Well it’s a done deal. The newly elected Palm Beach Gardens City Council has satisfied its obsessive compulsion with changing the Term Limit Law and the, heretofore, democratic election process in Palm Beach Gardens under the guise and deception of modernizing the City Charter. On January 4th the City Council of Palm Beach Gardens voted to place ballot questions before the City voters that would substantially alter the City Charter. In my opinion, if approved these changes would decimate the City Charter as we know and understand it today.

From my perspective, the City Council has been less than “honest brokers” in the City Charter Review process. They are stripping the Charter cupboard bare. As I comprehend, they are removing residency requirements for the City Manager, removing the City Employee Merit System, changing meeting requirements, and curtailing the input of the City Council in the employment of the City Clerk and key Department Heads. The City Council is laying waste to the Charter’s election rules and regulations by removing the majority vote tally which must prevail to win an election and replacing it with a simple plurality vote to be victorious. It is cherry picking whose vote, when legally cast, shall be counted. The City Council is cutting a swathe through the heart of the Term Limits Law recently passed by 16,000 voters by extending term limits from two-three year terms to three-three year terms and allowing term limited members to return after a sit-out period.

The City Council’s reasoning from my viewpoint is threadbare. They are hiding behind the recommendations of a City Council appointed Citizens Charter Review Committee that was less than representative of the entire City and had two City lobbyists as members, one of whom is not a city resident. The City Council claims more time is needed to learn and understand the job but their propaganda claims them to be experienced, fit, and ready. They suggest that because some of the term limit petitions for the 2014 ballot placement were gathered by paid individuals the movement for term limits was not a grass root operation and, therefore, somehow bogus. The 16,000 voters who approved term limits were not given choices, thus, they were somehow misinformed and not fully educated about their vote, implies the Council. The current City Charter is Bush League per the City Attorney yet the Courts have upheld most every challenge. And so on and so on.

The question is why is this newly elected City Council so obsessed with the above?

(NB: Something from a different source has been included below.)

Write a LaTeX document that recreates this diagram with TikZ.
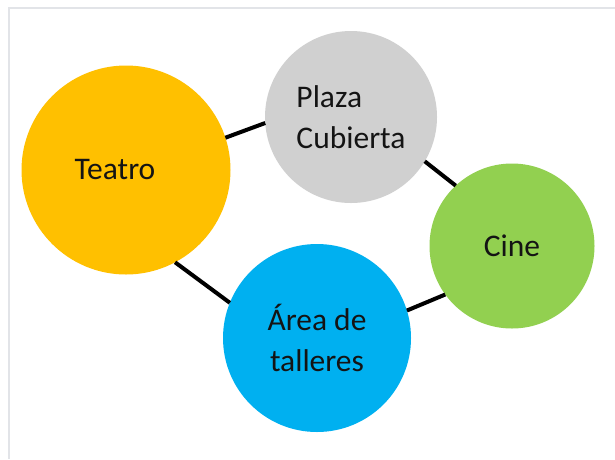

Could it be because the advantage of the changes, particularly to the Term Limits and election processes, inure to their benefit? The argument of being above personal considerations and purity on the part of the Council members is difficult to accept when their recent campaigns and monumental amount of campaign literature did not proclaim these draconian changes to the City Charter.

Lord Acton, a British historian, wrote, “Power tends to corrupt, and absolute power corrupts absolutely.” It can be said that the lust for power can become a passion in the political minds of the determined. Is this newly elected City Council being led astray by the dangerous allure of power? The true answer to that question is not mine to give but only to speculate.

Comments

2 Responses to “Martino: The Dangerous Allure of Power”
  1. Jose l proenza says:

    No change to the core of our law agree that power corrupts.

  2. Shirley Henderson Colee says:

    Thanks so much for providing this PBG Watch. Points down for those who are trying to overturn or water down the term limits law. If anything, I’d like to see a three year term limit. There’s a national movement to create term limits for congress, something our president has promoted. I come from Washington, D.C., the capital of corruption. We have it here on a small scale. I was appalled by the PBG council members against term limits who claimed no one could do their job but them because it takes years to learn the ropes….a self serving and utterly ridiculous stance, and exactly what we want to deter from our city government. Another issue that irks me is the resistance to the inspector general. The citizens of the county voted in this watchdog office to lessen corruption. We want our PBG city taxes to pay our share of it. Our elected or appointed officials should not stand in the way. If they do they are suspect.